Despite these conditions, the Tank Corps attracted volunteers who took pride in their specialised role. The black beret adopted by the Royal Tank Regiment, still worn today, traces its origin to this period. The first crews saw themselves as pioneers of a new form of warfare, and their morale was high. One tank commander, writing after the battle, described the experience as “like driving a battleship through a hurricane, but knowing that every minute you were breaking the deadlock that had killed so many.”
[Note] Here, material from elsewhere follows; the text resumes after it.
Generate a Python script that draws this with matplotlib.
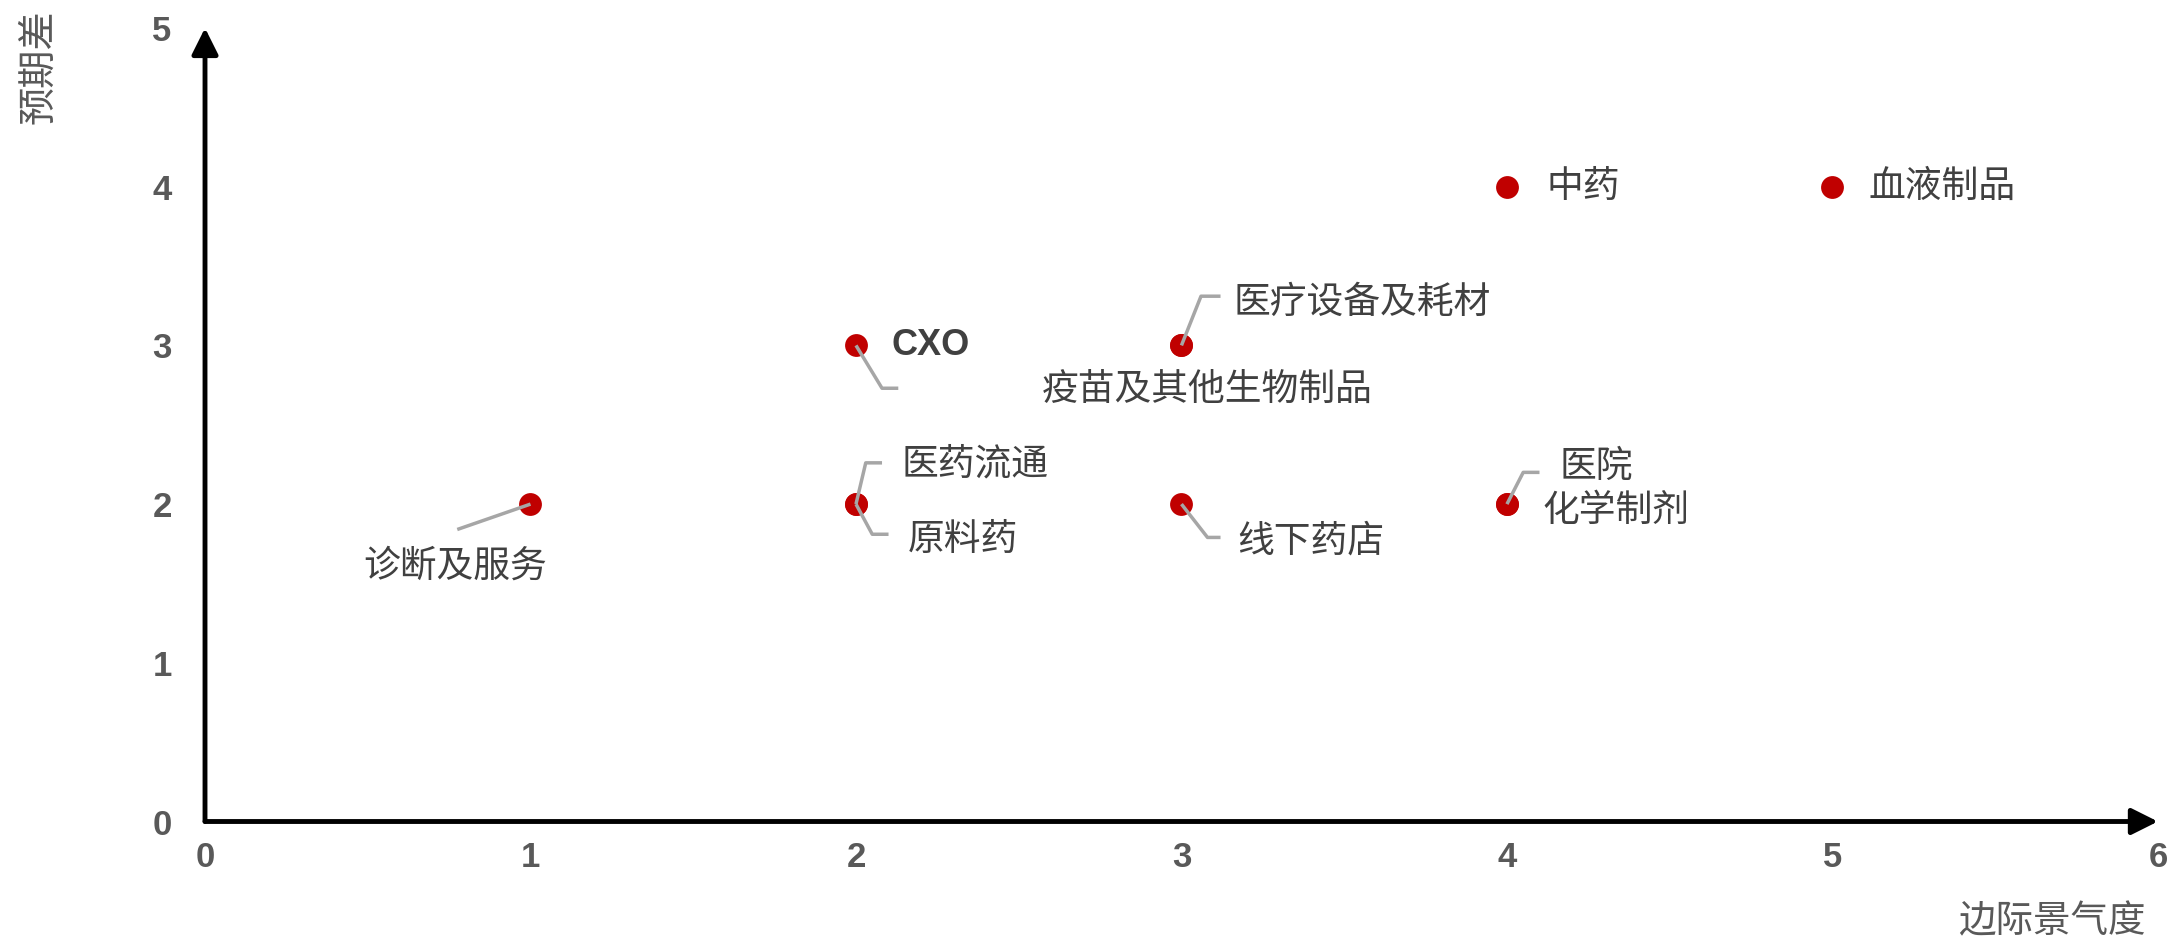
import matplotlib.pyplot as plt

plt.rcParams['font.family'] = ['Noto Sans CJK SC', 'DejaVu Sans']

# sectors: (marginal climate, expectation gap)
names = ['诊断及服务', 'CXO', '医疗设备及耗材', '疫苗及其他生物制品', '医药流通', '原料药',
         '线下药店', '医院', '化学制剂', '中药', '血液制品']
xs = [1, 2, 3, 3, 2, 2, 3, 4, 4, 4, 5]
ys = [2, 3, 3, 3, 2, 2, 2, 2, 2, 4, 4]

# label anchor positions (data coords) and alignment
label_x = [0.77, 2.11, 3.16, 3.08, 2.14, 2.16, 3.17, 4.16, 4.11, 4.12, 5.11]
label_y = [1.61, 3.00, 3.27, 2.72, 2.25, 1.78, 1.77, 2.24, 1.96, 4.00, 4.00]
label_ha = ['center', 'left', 'left', 'center', 'left', 'left', 'left', 'left', 'left', 'left', 'left']

# leader lines: elbow point and end point (None = no leader)
elbow = [(0.775, 1.84), (2.08, 2.73), (3.06, 3.31), None, (2.03, 2.26), (2.05, 1.81),
         (3.08, 1.79), (4.05, 2.20), None, None, None]
lead_end = [(0.775, 1.84), (2.13, 2.73), (3.12, 3.31), None, (2.08, 2.26), (2.10, 1.81),
            (3.12, 1.79), (4.10, 2.20), None, None, None]

fig = plt.figure(figsize=(21.74, 9.46), dpi=100)
ax = fig.add_axes([0.0943, 0.1316, 0.8983, 0.8388])

ax.set_xlim(0, 6)
ax.set_ylim(0, 5)
for s in ax.spines.values():
    s.set_visible(False)

# axis arrows
ax.annotate('', xy=(6, 0), xytext=(0, 0), annotation_clip=False,
            arrowprops=dict(arrowstyle='-|>', color='black', lw=3.5,
                            mutation_scale=40, shrinkA=0, shrinkB=0))
ax.annotate('', xy=(0, 5), xytext=(0, 0), annotation_clip=False,
            arrowprops=dict(arrowstyle='-|>', color='black', lw=3.5,
                            mutation_scale=40, shrinkA=0, shrinkB=0))

# leaders
for i in range(len(names)):
    if elbow[i] is None:
        continue
    ax.plot([xs[i], elbow[i][0], lead_end[i][0]], [ys[i], elbow[i][1], lead_end[i][1]],
            color='#A6A6A6', lw=2.5, zorder=4, solid_capstyle='butt')

ax.scatter(xs, ys, s=270, color='#C00000', zorder=3, linewidths=0)

for i, n in enumerate(names):
    if n == 'CXO':
        ax.text(label_x[i], label_y[i], n, ha='left', va='center', fontsize=26,
                fontweight='bold', family=['Liberation Sans'], color='#404040')
    else:
        ax.text(label_x[i], label_y[i], n, ha=label_ha[i], va='center', fontsize=26.5,
                color='#404040')

ax.set_xticks(range(0, 7))
ax.set_yticks(range(0, 6))
ax.tick_params(length=0, labelsize=25, colors='#595959')
ax.tick_params(axis='x', pad=14)
ax.tick_params(axis='y', pad=24)
for lab in ax.get_xticklabels() + ax.get_yticklabels():
    lab.set_fontweight('bold')
    lab.set_family(['Liberation Sans'])

fig.text(39 / 2174, 1 - 67 / 946, '预期差', rotation=90, ha='center', va='center',
         fontsize=27.5, color='#595959')
fig.text(2146 / 2174, 1 - 922 / 946, '边际景气度', ha='right', va='center',
         fontsize=27, color='#595959')

fig.savefig('out.png', dpi=100)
Legacy and Commemoration: The Blueprint for Armoured Warfare

The Battle of Cambrai did not win the war, but it drew the conceptual framework for every armoured offensive that followed. The principles tested at Cambrai—massed armour, surprise, combined arms, and deep exploitation—would be refined by thinkers such as Colonel J.F.C. Fuller, whose Plan 1919 called for large-scale tank raids on command and supply centres. These ideas crossed the Atlantic to influence American armoured doctrine, and they were studied intensively by German officers, including Heinz Guderian, who later developed the concepts that produced the Blitzkrieg of 1940.

In the interwar years, the tank became the central symbol of the modernisation debate in every major army. Cambrai provided the evidence that armour could achieve what infantry could not. The Tank Museum at Bovington preserves an original Mark IV tank that fought at Cambrai, along with documentation of the battle and its crews. The museum’s collection includes the tactical plans, crew training manuals, and after-action reports that shaped the future of armoured warfare.
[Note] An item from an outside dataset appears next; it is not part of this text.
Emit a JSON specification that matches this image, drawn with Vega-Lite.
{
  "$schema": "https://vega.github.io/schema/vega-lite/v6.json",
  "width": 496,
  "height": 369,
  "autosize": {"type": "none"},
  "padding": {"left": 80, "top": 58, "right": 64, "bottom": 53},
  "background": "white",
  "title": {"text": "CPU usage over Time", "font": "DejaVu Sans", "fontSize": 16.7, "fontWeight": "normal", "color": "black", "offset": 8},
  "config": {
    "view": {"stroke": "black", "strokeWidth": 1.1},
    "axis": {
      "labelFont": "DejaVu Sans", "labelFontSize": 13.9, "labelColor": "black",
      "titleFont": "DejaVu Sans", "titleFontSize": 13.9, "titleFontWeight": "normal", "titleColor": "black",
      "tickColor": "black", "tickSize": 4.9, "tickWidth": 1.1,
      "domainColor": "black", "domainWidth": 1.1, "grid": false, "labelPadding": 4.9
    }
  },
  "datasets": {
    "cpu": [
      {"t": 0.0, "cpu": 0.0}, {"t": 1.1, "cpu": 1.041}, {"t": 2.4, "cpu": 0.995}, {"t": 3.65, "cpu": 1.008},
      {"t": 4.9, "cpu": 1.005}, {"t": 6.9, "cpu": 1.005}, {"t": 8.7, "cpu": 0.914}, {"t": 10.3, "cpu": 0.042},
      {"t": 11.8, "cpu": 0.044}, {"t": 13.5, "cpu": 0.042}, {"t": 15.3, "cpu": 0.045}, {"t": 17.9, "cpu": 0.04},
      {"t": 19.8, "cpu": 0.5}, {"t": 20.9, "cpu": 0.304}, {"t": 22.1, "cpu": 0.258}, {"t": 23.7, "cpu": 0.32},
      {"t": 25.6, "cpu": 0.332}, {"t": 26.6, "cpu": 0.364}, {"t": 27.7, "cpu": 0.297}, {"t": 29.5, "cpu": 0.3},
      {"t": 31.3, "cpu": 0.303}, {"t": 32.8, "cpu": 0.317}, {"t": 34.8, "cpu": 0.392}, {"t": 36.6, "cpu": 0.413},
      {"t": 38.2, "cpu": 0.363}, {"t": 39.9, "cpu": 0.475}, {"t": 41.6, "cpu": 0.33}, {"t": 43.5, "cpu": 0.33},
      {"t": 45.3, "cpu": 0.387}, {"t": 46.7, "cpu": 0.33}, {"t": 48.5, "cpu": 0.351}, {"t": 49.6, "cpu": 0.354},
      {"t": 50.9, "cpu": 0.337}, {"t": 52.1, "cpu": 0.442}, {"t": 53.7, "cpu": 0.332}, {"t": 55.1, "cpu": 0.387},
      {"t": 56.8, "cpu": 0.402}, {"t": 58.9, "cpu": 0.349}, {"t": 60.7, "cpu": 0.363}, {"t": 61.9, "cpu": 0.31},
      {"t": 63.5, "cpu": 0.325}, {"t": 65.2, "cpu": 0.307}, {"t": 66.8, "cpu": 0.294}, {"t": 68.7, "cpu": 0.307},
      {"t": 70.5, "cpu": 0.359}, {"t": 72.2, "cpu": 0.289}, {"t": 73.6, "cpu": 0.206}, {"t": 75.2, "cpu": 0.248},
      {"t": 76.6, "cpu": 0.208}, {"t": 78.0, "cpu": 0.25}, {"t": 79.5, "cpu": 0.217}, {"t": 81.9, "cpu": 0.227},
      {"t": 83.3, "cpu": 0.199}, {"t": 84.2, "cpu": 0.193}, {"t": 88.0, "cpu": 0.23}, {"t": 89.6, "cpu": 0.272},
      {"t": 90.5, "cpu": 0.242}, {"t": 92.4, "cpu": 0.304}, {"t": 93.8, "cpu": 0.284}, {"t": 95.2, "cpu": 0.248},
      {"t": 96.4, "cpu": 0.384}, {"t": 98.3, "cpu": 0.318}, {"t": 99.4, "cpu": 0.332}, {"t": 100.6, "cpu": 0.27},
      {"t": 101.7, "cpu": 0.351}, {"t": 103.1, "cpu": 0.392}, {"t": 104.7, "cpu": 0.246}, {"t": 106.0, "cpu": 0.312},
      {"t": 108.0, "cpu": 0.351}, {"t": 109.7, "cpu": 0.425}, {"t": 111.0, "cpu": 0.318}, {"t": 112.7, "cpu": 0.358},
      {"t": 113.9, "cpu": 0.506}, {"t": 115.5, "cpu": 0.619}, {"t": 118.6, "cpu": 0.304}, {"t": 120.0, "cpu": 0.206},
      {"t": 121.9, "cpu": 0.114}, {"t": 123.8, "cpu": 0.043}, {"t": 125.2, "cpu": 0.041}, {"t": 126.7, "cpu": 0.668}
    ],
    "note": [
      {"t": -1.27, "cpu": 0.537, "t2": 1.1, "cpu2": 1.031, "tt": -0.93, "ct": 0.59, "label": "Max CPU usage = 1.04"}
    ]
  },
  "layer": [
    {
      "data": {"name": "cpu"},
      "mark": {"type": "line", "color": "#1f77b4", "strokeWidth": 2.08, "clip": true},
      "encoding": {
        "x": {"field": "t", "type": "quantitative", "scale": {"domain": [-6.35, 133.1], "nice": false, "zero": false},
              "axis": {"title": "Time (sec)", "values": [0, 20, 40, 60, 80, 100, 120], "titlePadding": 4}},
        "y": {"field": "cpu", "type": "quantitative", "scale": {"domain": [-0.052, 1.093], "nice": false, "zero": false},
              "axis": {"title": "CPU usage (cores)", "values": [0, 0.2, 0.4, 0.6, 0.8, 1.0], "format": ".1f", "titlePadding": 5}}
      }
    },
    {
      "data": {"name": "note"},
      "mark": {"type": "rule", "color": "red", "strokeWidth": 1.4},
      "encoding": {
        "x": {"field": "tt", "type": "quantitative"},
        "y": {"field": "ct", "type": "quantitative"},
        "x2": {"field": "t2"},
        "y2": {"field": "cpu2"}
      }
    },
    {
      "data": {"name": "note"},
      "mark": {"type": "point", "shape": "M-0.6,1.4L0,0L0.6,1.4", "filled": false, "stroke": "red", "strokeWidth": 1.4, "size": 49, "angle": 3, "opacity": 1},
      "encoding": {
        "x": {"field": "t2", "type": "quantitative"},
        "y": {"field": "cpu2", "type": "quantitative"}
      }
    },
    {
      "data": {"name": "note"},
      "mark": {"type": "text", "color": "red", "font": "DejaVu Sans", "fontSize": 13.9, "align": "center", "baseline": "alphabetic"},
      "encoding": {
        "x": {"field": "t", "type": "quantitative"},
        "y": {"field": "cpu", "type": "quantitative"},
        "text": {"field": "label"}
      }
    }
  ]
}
The Royal Tank Regiment commemorates Cambrai Day each November, marking the anniversary of the first mass tank attack. Veterans of the Tank Corps, and later the Royal Armoured Corps, have maintained a tradition of remembrance that honours the courage of those first crews who drove into the mist on a cold November morning with no certainty that their machines would carry them through.
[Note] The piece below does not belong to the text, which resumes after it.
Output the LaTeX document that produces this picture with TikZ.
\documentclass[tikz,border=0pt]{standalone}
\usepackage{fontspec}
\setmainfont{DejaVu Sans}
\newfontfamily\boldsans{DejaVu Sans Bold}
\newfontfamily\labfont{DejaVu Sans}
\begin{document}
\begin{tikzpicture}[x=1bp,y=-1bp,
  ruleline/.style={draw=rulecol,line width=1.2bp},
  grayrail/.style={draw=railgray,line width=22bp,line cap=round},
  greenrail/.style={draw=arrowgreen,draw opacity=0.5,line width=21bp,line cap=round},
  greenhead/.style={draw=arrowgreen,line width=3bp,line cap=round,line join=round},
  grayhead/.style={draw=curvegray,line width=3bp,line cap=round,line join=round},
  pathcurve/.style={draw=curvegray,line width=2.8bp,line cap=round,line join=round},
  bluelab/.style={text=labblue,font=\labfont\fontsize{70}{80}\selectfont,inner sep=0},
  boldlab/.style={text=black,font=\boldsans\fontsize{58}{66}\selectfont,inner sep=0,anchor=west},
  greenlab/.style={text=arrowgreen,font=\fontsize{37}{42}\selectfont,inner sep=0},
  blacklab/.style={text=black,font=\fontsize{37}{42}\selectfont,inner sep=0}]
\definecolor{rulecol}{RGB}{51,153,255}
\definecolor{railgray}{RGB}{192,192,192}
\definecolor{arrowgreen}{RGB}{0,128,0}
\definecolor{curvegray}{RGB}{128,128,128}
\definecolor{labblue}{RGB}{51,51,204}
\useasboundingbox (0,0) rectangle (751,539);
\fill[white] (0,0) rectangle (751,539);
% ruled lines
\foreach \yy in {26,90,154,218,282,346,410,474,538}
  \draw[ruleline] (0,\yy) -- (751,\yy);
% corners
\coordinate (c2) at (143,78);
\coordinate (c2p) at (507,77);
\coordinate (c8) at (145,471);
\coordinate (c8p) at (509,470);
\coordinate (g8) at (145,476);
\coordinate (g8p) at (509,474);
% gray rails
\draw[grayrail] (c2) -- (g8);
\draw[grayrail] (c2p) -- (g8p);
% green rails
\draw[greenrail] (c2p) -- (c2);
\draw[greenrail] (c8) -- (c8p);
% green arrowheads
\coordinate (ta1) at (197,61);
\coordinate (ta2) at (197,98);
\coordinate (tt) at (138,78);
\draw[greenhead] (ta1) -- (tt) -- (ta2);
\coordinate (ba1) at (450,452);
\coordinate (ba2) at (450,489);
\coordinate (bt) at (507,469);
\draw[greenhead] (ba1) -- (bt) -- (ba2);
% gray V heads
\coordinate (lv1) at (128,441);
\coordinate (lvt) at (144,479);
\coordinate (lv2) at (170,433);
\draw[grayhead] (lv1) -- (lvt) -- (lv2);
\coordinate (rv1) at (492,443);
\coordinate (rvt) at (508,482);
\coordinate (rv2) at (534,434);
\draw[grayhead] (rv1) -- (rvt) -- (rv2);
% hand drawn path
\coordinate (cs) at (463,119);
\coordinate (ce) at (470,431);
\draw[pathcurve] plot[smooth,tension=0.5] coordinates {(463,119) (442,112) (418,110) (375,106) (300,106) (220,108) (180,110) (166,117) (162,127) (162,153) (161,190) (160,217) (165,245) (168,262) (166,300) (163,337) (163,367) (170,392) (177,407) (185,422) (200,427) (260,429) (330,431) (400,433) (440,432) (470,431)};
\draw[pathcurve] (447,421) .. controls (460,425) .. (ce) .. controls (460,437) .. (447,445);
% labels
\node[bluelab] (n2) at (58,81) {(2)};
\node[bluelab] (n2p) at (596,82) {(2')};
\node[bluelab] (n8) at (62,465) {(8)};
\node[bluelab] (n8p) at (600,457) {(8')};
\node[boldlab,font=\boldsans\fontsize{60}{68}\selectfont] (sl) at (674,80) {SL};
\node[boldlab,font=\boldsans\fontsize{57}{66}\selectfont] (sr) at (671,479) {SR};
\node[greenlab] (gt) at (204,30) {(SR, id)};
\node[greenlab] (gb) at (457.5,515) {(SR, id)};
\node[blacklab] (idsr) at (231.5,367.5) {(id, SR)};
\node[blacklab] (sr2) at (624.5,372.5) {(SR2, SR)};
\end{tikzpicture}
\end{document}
Conclusion: The Battle That Changed the Shape of Battle

The Battle of Cambrai stands as a watershed not because it secured a strategic victory, but because it proved that the deadlock of industrialised warfare could be broken by the intelligent application of technology and tactics. The tank, properly employed in mass and in coordination with infantry, artillery, and aircraft, demonstrated that defence no longer held absolute dominance. The Hindenburg Line, the symbol of German defensive power, had been breached in hours by machines that crushed wire and crossed trenches. The fact that the breach was later sealed by a German counterattack does not diminish the significance of the lesson. Armies that mastered combined-arms mechanised warfare would dominate the twentieth-century battlefield.

The first day of Cambrai was a glimpse of the future: a day when machines restored movement to a war that had forgotten how to move. The tanks that crawled through the mist on 20 November 1917 were primitive, unreliable, and dangerous to their own crews, but they carried with them the seed of every armoured formation that would follow. In that sense, Cambrai was not just a battle—it was the moment when warfare turned a corner from which there was no going back.